IMHO that product is meh. Not horrible, but certainly not great.

Transit, though, is horrible. Silver Line needs an aggressive replacement/upgrade option under serious discussion and planning, and not just in this message board, I mean at the MBTA and MassDOT! I had to use it about 10 times last week, and I would shoot myself before I became reliant on that horrible infrastructure on a daily basis.
 
Re: Innovation Dist. / South Boston Seaport

I think that is largely true, but to each there own. Thankfully they retained a bit of human scale architectural character next door in the fort point block. To me Boston is at its best when it mixes the old and the new and doesn't fo this sort of break it first approach. Unfortunately they took a West End approach to redevelopment in the Seaport... Rich developers convincing the government to level a neighborhood so 30 years down the road they can put in a few condos. Basically this is a somewhat nicer looking West End.

All that glass would have looked great intermixed with a more human scale street level interspersed with a few older brick buildings.

Not quite the same...West End was a densely-popuated, lived-in area at the time it was leveled...Seaport was a largely un-lived in industrial wasteland (If you read the plaque at fan pier, it talks about the substantial fed-funded environmental remediation that had to happen when those parking lots were produced in place of largely vacant warehouses, etc...this was an industrial area that had left the sites highly contaminated).

I say this largely agreeing with the above comments about the architecture/missed-opportunities, etc...but it's not correct to say that much was lost when this area was leveled.

I think we can be a bit sad about the monolithic / borg-cube-like glass architecture and lack of streetscaping, but, it's not over yet and we've discussed numerous times on this forum plans to improve the streets (new medians with trees etc).

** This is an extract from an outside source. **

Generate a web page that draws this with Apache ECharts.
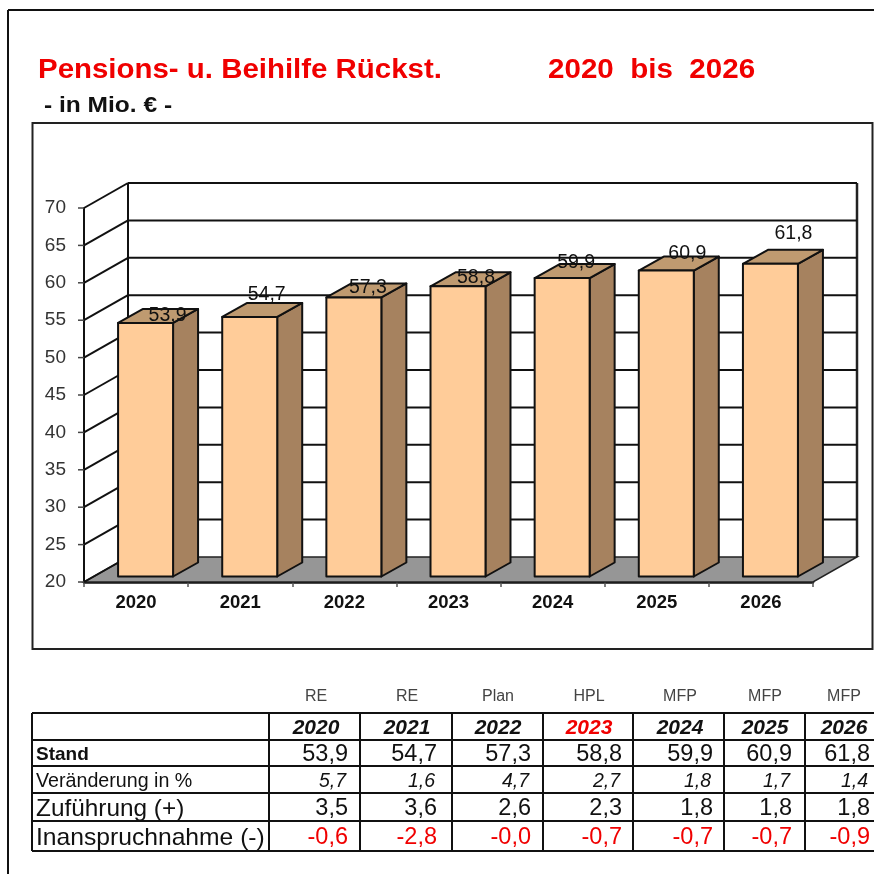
<!DOCTYPE html>
<html><head><meta charset="utf-8">
<style>html,body{margin:0;padding:0;background:#fff}#c{width:874px;height:874px}</style>
<script src="https://cdn.jsdelivr.net/npm/echarts@6/dist/echarts.min.js"></script>
</head><body><div id="c"></div>
<script>
const categories = ['2020','2021','2022','2023','2024','2025','2026'];
const stand = [53.9,54.7,57.3,58.8,59.9,60.9,61.8];
const yTicks = [20,25,30,35,40,45,50,55,60,65,70];
const planTypes = ['RE','RE','Plan','HPL','MFP','MFP','MFP'];
const standText = ['53,9','54,7','57,3','58,8','59,9','60,9','61,8'];
const changeText = ['5,7','1,6','4,7','2,7','1,8','1,7','1,4'];
const additionText = ['3,5','3,6','2,6','2,3','1,8','1,8','1,8'];
const usageText = ['-0,6','-2,8','-0,0','-0,7','-0,7','-0,7','-0,9'];

const FONT = '"Liberation Sans", Arial, sans-serif';
const wallDX = 44, wallDY = -25;
const barDX = 25, barDY = -14, barShiftX = 9.5, barShiftY = -5.5;
const labelDX = [22,17,14,18,14,21,23];
const labelDY = [-7,-22,-10,-9,-15,-17,-30];
const INK = '#111';

const colCenters = [316,407,498,589,680,765,844];
const colRights = [348,437,531,622,713,792,870];
const colLines = [32,269,360,452,543,633,724,805];
const rowLines = [713,740,766,793,821,851];

const graphics = [];
function line(x1,y1,x2,y2,w){graphics.push({type:'line',silent:true,z:5,shape:{x1,y1,x2,y2},style:{stroke:INK,lineWidth:w||2}});}
function text(t,x,y,font,fill,align,sx){graphics.push({type:'text',silent:true,z:6,x,y,scaleX:sx||1,style:{text:t,font,fill:fill||'#111',textAlign:align||'left',textVerticalAlign:'middle'}});}

line(8,10,874,10,2); line(8,10,8,874,2);
graphics.push({type:'rect',silent:true,z:1,shape:{x:32.5,y:123,width:840,height:526},style:{fill:'none',stroke:'#222',lineWidth:2}});
text('Pensions- u. Beihilfe Rückst.',38,71,'bold 27px '+FONT,'#f00000','left',1.09);
text('2020  bis  2026',548,71,'bold 27px '+FONT,'#f00000','left',1.095);
text('- in Mio. € -',44,106,'bold 22px '+FONT,'#111','left',1.115);

rowLines.forEach(y=>line(32,y,874,y,2));
colLines.forEach(x=>line(x,713,x,851,2));
const rowY = {plan:697,year:728,stand:755,change:782,add:809,use:838};
categories.forEach((c,i)=>{
  text(planTypes[i],colCenters[i],rowY.plan,'16px '+FONT,'#444','center');
  text(c,colCenters[i],rowY.year,'italic bold 21px '+FONT,c==='2023'?'#f00000':'#111','center');
  text(standText[i],colRights[i],rowY.stand,'23.5px '+FONT,'#111','right');
  text(changeText[i],colRights[i]-2,rowY.change,'italic 19.5px '+FONT,'#111','right');
  text(additionText[i],colRights[i],rowY.add,'23.5px '+FONT,'#111','right');
  text(usageText[i],colRights[i],rowY.use,'23.5px '+FONT,'#f00000','right');
});
text('Stand',36,rowY.stand,'bold 19px '+FONT);
text('Veränderung in %',36,rowY.change,'19.3px '+FONT,'#111','left',1.02);
text('Zuführung (+)',36,rowY.add,'24px '+FONT,'#111','left',1.015);
text('Inanspruchnahme (-)',36,rowY.use,'24px '+FONT,'#111','left',1.027);

const lineStyle = {stroke:INK,lineWidth:2,lineJoin:'round',fill:'none'};

const option = {
  animation:false,
  backgroundColor:'#fff',
  graphic:graphics,
  grid:{left:84,top:208,width:729,height:374,containLabel:false},
  xAxis:{type:'category',data:categories,boundaryGap:true,
    axisLine:{show:true,lineStyle:{color:INK,width:2.5}},
    axisTick:{show:true,alignWithLabel:false,length:5,lineStyle:{color:'#555',width:1.5}},
    axisLabel:{margin:11,color:'#111',fontFamily:FONT,fontWeight:'bold',fontSize:18.5},
    splitLine:{show:false}},
  yAxis:{type:'value',min:20,max:70,interval:5,
    axisLine:{show:true,onZero:false,lineStyle:{color:INK,width:2}},
    axisTick:{show:false},
    axisLabel:{margin:18,color:'#333',fontFamily:FONT,fontSize:19},
    splitLine:{show:false}},
  series:[
    {type:'custom',name:'floor',z:1,silent:true,coordinateSystem:'cartesian2d',data:[[0,20]],encode:{x:0,y:1},clip:false,
      renderItem(p,api){
        const s=api.size([1,0])[0];
        const a=api.coord([0,20]), t=api.coord([0,70]);
        const L=a[0]-s/2, R=L+s*categories.length, B=a[1], T=t[1];
        return {type:'group',children:[
          {type:'polygon',shape:{points:[[L,B],[L+wallDX,B+wallDY],[R+wallDX,B+wallDY],[R,B]]},style:{fill:'#969696',stroke:'#222',lineWidth:1.5}},
          {type:'line',shape:{x1:L+wallDX,y1:T+wallDY,x2:L+wallDX,y2:B+wallDY},style:lineStyle},
          {type:'line',shape:{x1:R+wallDX,y1:T+wallDY,x2:R+wallDX,y2:B+wallDY},style:{stroke:'#222',lineWidth:2.5}}
        ]};
      }},
    {type:'custom',name:'gridlines',z:2,silent:true,coordinateSystem:'cartesian2d',data:yTicks.map(v=>[0,v]),encode:{x:0,y:1},clip:false,
      renderItem(p,api){
        const v=api.value(1);
        const s=api.size([1,0])[0];
        const c=api.coord([0,v]);
        const L=c[0]-s/2, R=L+s*categories.length, y=c[1];
        const ch=[
          {type:'line',shape:{x1:L,y1:y,x2:L+wallDX,y2:y+wallDY},style:lineStyle},
          {type:'line',shape:{x1:L-6,y1:y,x2:L,y2:y},style:{stroke:'#444',lineWidth:1.5}}
        ];
        if(v>20) ch.push({type:'line',shape:{x1:L+wallDX,y1:y+wallDY,x2:R+wallDX,y2:y+wallDY},style:lineStyle});
        return {type:'group',children:ch};
      }},
    {type:'custom',name:'Stand',z:3,silent:true,coordinateSystem:'cartesian2d',data:stand.map((v,i)=>[i,v]),encode:{x:0,y:1},clip:false,
      renderItem(p,api){
        const i=api.value(0), v=api.value(1);
        const w=api.size([1,0])[0]*0.528;
        const top=api.coord([i,v]), base=api.coord([i,20]);
        const x0=top[0]+barShiftX-w/2, x1=x0+w, yt=top[1]+barShiftY, yb=base[1]+barShiftY;
        const st=(fill)=>({fill,stroke:INK,lineWidth:2,lineJoin:'round'});
        return {type:'group',children:[
          {type:'polygon',shape:{points:[[x1,yt],[x1+barDX,yt+barDY],[x1+barDX,yb+barDY],[x1,yb]]},style:st('#A6825F')},
          {type:'polygon',shape:{points:[[x0,yt],[x0+barDX,yt+barDY],[x1+barDX,yt+barDY],[x1,yt]]},style:st('#BF9A70')},
          {type:'rect',shape:{x:x0,y:yt,width:w,height:yb-yt},style:st('#FFCC99')}
        ]};
      }},
    {type:'custom',name:'labels',z:4,silent:true,coordinateSystem:'cartesian2d',data:stand.map((v,i)=>[i,v]),encode:{x:0,y:1},clip:false,
      renderItem(p,api){
        const i=api.value(0), v=api.value(1);
        const c=api.coord([i,v]);
        return {type:'text',x:c[0]+barShiftX+labelDX[i],y:c[1]+barShiftY+labelDY[i],
          style:{text:standText[i],font:'19.5px '+FONT,fill:'#111',textAlign:'center',textVerticalAlign:'middle'}};
      }}
  ]
};
const chart = echarts.init(document.getElementById('c'),null,{renderer:'canvas'});
chart.setOption(option);
</script></body></html>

I think I just would have liked to see more Lovejoy Wharf-esque architecture that plays more of an homage to boston's legacy buildings than what we ended up with...or at least a diversity of old-meets-new.
 
Re: Innovation Dist. / South Boston Seaport

All that glass would have looked great intermixed with a more human scale street level interspersed with a few older brick buildings.

It certainly would but there were no older brick buildings in the Seaport. The area was an asphalt field. It was destined to be filled with buildings of similar style because the buildings are all being built within a short period of time. The avoidable problems were the excessively wide Seaport Boulevard and awful mass transit, but also probably at least to some degree the superblock scale.
 
Re: Innovation Dist. / South Boston Seaport

The city specifically requested glass.
 
Re: Innovation Dist. / South Boston Seaport

The city specifically requested glass.

I actually think the glass can be a nice contrast to the rest of Boston.

Architecturally (Master Planning really), the problem, in my opinion, is too many superblocks, being allow to absolutely maximize the FAR within the height limit. This district needed a much lower FAR for the given heights to force some architecturally diversity. Instead we got maximum FAR boxes.
 
Re: Innovation Dist. / South Boston Seaport

I actually think the glass can be a nice contrast to the rest of Boston.

Architecturally (Master Planning really), the problem, in my opinion, is too many superblocks, being allow to absolutely maximize the FAR within the height limit. This district needed a much lower FAR for the given heights to force some architecturally diversity. Instead we got maximum FAR boxes.

Lower FAR may make buildings look more interesting, but higher FAR results in more offices, more residences, more retail and services, and more tax revenue. Given Boston's incredible supply restrictions, I'd say that allowing higher FAR at the the expense of interesting architectural is a net win for the City.

In short, I don't think that restricting development here for the sake of aesthetics would be worth the implied social costs.
 
Re: Innovation Dist. / South Boston Seaport

Lower FAR may make buildings look more interesting, but higher FAR results in more offices, more residences, more retail and services, and more tax revenue. Given Boston's incredible supply restrictions, I'd say that allowing higher FAR at the the expense of interesting architectural is a net win for the City.

In short, I don't think that restricting development here for the sake of aesthetics would be worth the implied social costs.

It would help if our dumb fucking leaders properly laid out an infrastructure plan for a efficient transit grid connected to the area before building a corporate shitshow.

Most building Lego instructions
1-2-3-4-5

Boston Building logic
2-3-5-4-1--Throw in a tax break or two

You allow the area to turn into millions of square-footage of superblock developments allowing everybody to take the Silver-line bus in the area.

Only short-minded-- dumb people think this way. Its job creation thou--
 
Re: Innovation Dist. / South Boston Seaport

How I Learned to Stop Worrying and Love Boston's Mid-rise Boxes and Exceedingly Lousy Built-After-1950 Garbage.....

Tom Menino said:
What if the argument really is:
Bad architecture and non-existent transit vs the slow ride to urban death....
and I got us our 'get out of jail free' card from the latter?



to be contd.....
 
Re: Innovation Dist. / South Boston Seaport

I just want to point out these blocks aren't even close to being superblocks.

The west end has super blocks the seaport definitely does not especially considering some of the lots are going to be subdivided by more roads than they are currently.

UUelEod.png


See the difference
 
Re: Innovation Dist. / South Boston Seaport

Lower FAR may make buildings look more interesting, but higher FAR results in more offices, more residences, more retail and services, and more tax revenue. Given Boston's incredible supply restrictions, I'd say that allowing higher FAR at the the expense of interesting architectural is a net win for the City.

In short, I don't think that restricting development here for the sake of aesthetics would be worth the implied social costs.

I get all your points except the more tax revenue. That part we gave away in all the tax incentives in the district.